His revolution wasn’t some global utopian project.
It was local, personal, and indigenous.
“I only follow one party, the Vietnamese party.”
- attributed to Ho Chi Minh
Not communism.
Not Soviet expansion.
Not Maoism.
What spread was trauma.
Civil war in Laos.
Genocide in Cambodia.
CIA black ops across the region.
Massive refugee crises.
And in the U.S.?
Protest movements.
Government distrust.
Veterans abandoned.
A national identity crisis.
The war in Vietnam didn’t cause a domino effect of communism.
It caused a domino effect of reckoning.
The real domino wasn’t Vietnam.
It was America’s belief in its own myth, that it could save the world, dictate morality, and bomb its way to peace.

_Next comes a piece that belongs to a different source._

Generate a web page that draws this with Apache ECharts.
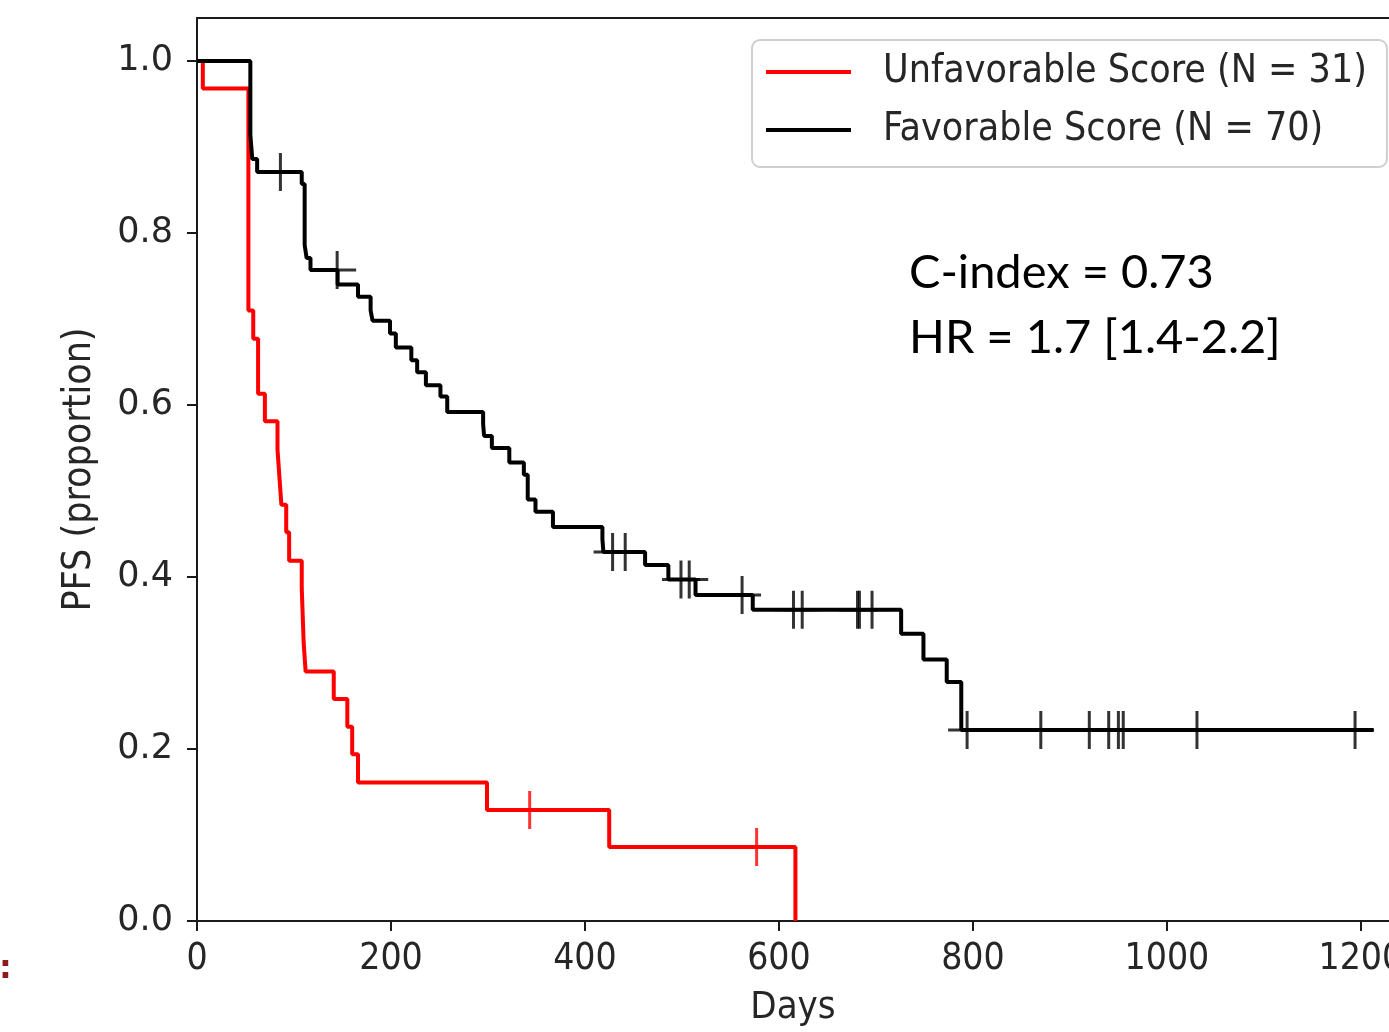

Vietnam broke that illusion.
It proved that not all revolutions are the same, not all enemies are evil, and not all wars can be won, especially when you’re not fighting for the people, but against their will.
If Ho Chi Minh had wanted to, he could have tried to “export” his revolution, but he didn’t.
Because his war was never about dominating others.
It was about liberating his own.
He wasn’t a red domino.
He was a root growing in soil no one else understood.